*TASK INSTRUCTIONS*
Pictures are excluded. Copy exactly, and only, the lines from the one containing "Rebuild this chart" through the one containing "light = '#ffaa55'", both ends included.

(Figure scripts)
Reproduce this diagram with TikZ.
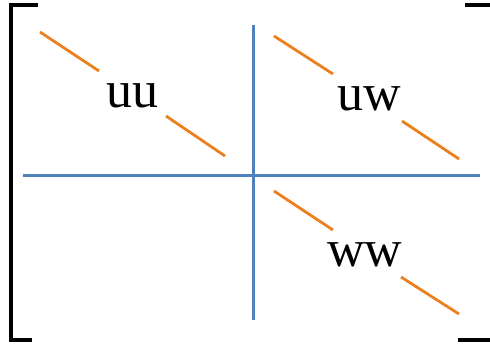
\documentclass[tikz,border=0pt]{standalone}
\usepackage{fontspec}
\setmainfont{Liberation Serif}
\definecolor{gridblue}{RGB}{79,129,189}
\definecolor{diagorange}{RGB}{237,128,30}
\tikzstyle{every node}=[font=\fontsize{52}{62}\selectfont, inner sep=0pt]
\tikzstyle{bracket}=[line width=4pt, black]
\tikzstyle{divider}=[line width=3pt, gridblue]
\tikzstyle{diag}=[line width=2.8pt, diagorange]

\begin{document}
\begin{tikzpicture}[x=1pt, y=-1pt]
    \useasboundingbox (0,0) rectangle (490,346);

    % 左右括号
    \draw[bracket] (38,5) -- (11,5) -- (11,340) -- (32,340);
    \draw[bracket] (465,5) -- (490,5);
    \draw[bracket] (458,340) -- (490,340);

    % 分块线
    \coordinate (hl) at (23,175);
    \coordinate (hr) at (480,175);
    \coordinate (vt) at (253,25);
    \coordinate (vb) at (253,320);
    \draw[divider] (hl) -- (hr);
    \draw[divider] (vt) -- (vb);

    % 左上块
    \begin{scope}
        \node (uu) at (132,96) {uu};
        \coordinate (uua) at (40,32);
        \coordinate (uub) at (99,71);
        \coordinate (uuc) at (166,116);
        \coordinate (uud) at (225,156);
        \draw[diag] (uua) -- (uub);
        \draw[diag] (uuc) -- (uud);
    \end{scope}

    % 右上块
    \begin{scope}
        \node (uw) at (369,99) {uw};
        \coordinate (uwa) at (274,36);
        \coordinate (uwb) at (333,74);
        \coordinate (uwc) at (402,121);
        \coordinate (uwd) at (459,159);
        \draw[diag] (uwa) -- (uwb);
        \draw[diag] (uwc) -- (uwd);
    \end{scope}

    % 右下块
    \begin{scope}
        \node (ww) at (365,255) {ww};
        \coordinate (wwa) at (274,191);
        \coordinate (wwb) at (333,230);
        \coordinate (wwc) at (401,277);
        \coordinate (wwd) at (459,314);
        \draw[diag] (wwa) -- (wwb);
        \draw[diag] (wwc) -- (wwd);
    \end{scope}
\end{tikzpicture}
\end{document}
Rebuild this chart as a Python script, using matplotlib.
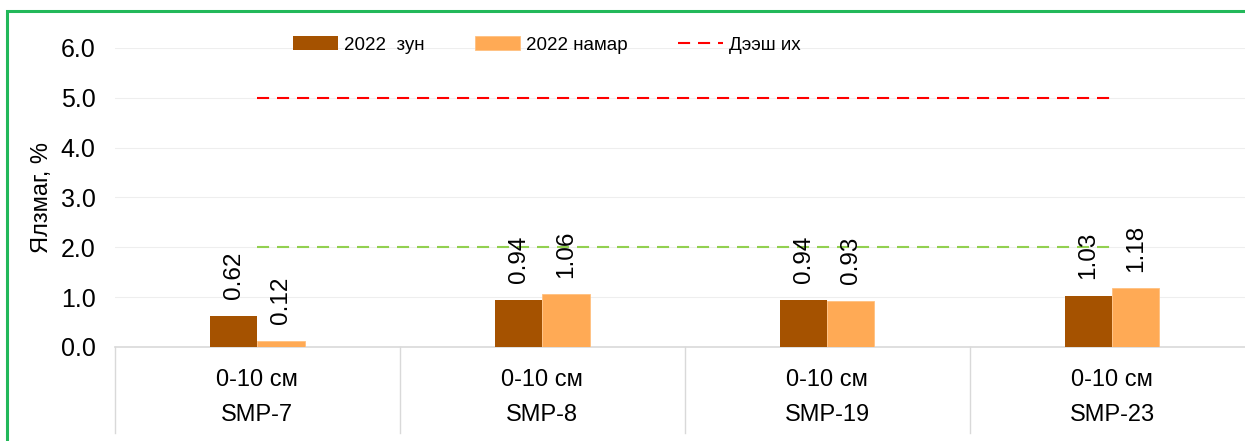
import numpy as np
import matplotlib
matplotlib.use('Agg')
import matplotlib.pyplot as plt
from matplotlib.patches import Rectangle
import matplotlib.transforms as mtransforms

plt.rcParams['font.family'] = ['Liberation Sans', 'DejaVu Sans']

# Өгөгдөл
points = ['SMP-7', 'SMP-8', 'SMP-19', 'SMP-23']
depth = ['0-10 см', '0-10 см', '0-10 см', '0-10 см']
summer_2022 = [0.62, 0.94, 0.94, 1.03]
autumn_2022 = [0.12, 1.06, 0.93, 1.18]
upper_limit = [5.0, 5.0, 5.0, 5.0]
lower_line = [2.0, 2.0, 2.0, 2.0]
yticks = [0, 1, 2, 3, 4, 5, 6]

dark = '#a55200'
light = '#ffaa55'

fig = plt.figure(figsize=(12.45, 4.41), dpi=100)
ax = fig.add_axes([115 / 1245, 94 / 441, 1139.5 / 1245, 299 / 441])

x = np.arange(len(points))
w = 0.166
b1 = ax.bar(x - w / 2, summer_2022, w, color=dark, label='2022  зун', zorder=3)
b2 = ax.bar(x + w / 2, autumn_2022, w, color=light, edgecolor='#ffc080', linewidth=0.6,
            label='2022 намар', zorder=3)

l1, = ax.plot(x, upper_limit, color='#ff0000', lw=1.5, dashes=(5.8, 3.8), label='Дээш их', zorder=2)
ax.plot(x, lower_line, color='#92d050', lw=1.5, dashes=(5.8, 3.8), zorder=2)

# утгын шошго
for bars, vals in [(b1, summer_2022), (b2, autumn_2022)]:
    for r, v in zip(bars, vals):
        ax.annotate(f'{v:.2f}', (r.get_x() + r.get_width() / 2, v), xytext=(0, 12),
                    textcoords='offset points', rotation=90, ha='center', va='bottom',
                    fontsize=17.5, color='#000000')

ax.set_xlim(-0.5, len(points) - 0.5)
ax.set_ylim(0, 6)
ax.set_yticks(yticks)
ax.set_yticklabels([f'{t:.1f}' for t in yticks], fontsize=18)
ax.tick_params(axis='y', length=0, pad=14)
ax.set_xticks([])
ax.grid(axis='y', color='#eeeeee', lw=0.8, zorder=0)
for s in ['top', 'right', 'left']:
    ax.spines[s].set_visible(False)
ax.spines['bottom'].set_color('#d9d9d9')
ax.spines['bottom'].set_linewidth(1.2)

ax.set_ylabel('Ялзмаг, %', fontsize=17)
ax.yaxis.set_label_coords(-0.0545, 0.5)

# ангиллын тэнхлэг
trans = mtransforms.blended_transform_factory(ax.transData, ax.transAxes)
for i in range(len(points)):
    ax.text(x[i], -0.11, depth[i], transform=trans, ha='center', va='center', fontsize=17)
    ax.text(x[i], -0.227, points[i], transform=trans, ha='center', va='center', fontsize=17)
for xb in np.arange(len(points) + 1) - 0.5:
    ax.plot([xb, xb], [0, -0.288], transform=trans, color='#d9d9d9', lw=1.0, clip_on=False)

leg = ax.legend([b1, b2, l1], ['2022  зун', '2022 намар', 'Дээш их'],
                loc='center', bbox_to_anchor=(0.379, 1.01), ncol=3, frameon=False,
                fontsize=13.5, handlelength=2.4, handleheight=0.75, handletextpad=0.3,
                columnspacing=2.7)

# ногоон хүрээ
fig.patches.append(Rectangle((7 / 1245, -0.1), 1.1, (441 - 11) / 441 + 0.1, transform=fig.transFigure,
                             fill=False, edgecolor='#22b85a', lw=2.2))

fig.savefig('out.png', dpi=100)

*COMPLETE RESPONSE*
Rebuild this chart as a Python script, using matplotlib.
import numpy as np
import matplotlib
matplotlib.use('Agg')
import matplotlib.pyplot as plt
from matplotlib.patches import Rectangle
import matplotlib.transforms as mtransforms

plt.rcParams['font.family'] = ['Liberation Sans', 'DejaVu Sans']

# Өгөгдөл
points = ['SMP-7', 'SMP-8', 'SMP-19', 'SMP-23']
depth = ['0-10 см', '0-10 см', '0-10 см', '0-10 см']
summer_2022 = [0.62, 0.94, 0.94, 1.03]
autumn_2022 = [0.12, 1.06, 0.93, 1.18]
upper_limit = [5.0, 5.0, 5.0, 5.0]
lower_line = [2.0, 2.0, 2.0, 2.0]
yticks = [0, 1, 2, 3, 4, 5, 6]

dark = '#a55200'
light = '#ffaa55'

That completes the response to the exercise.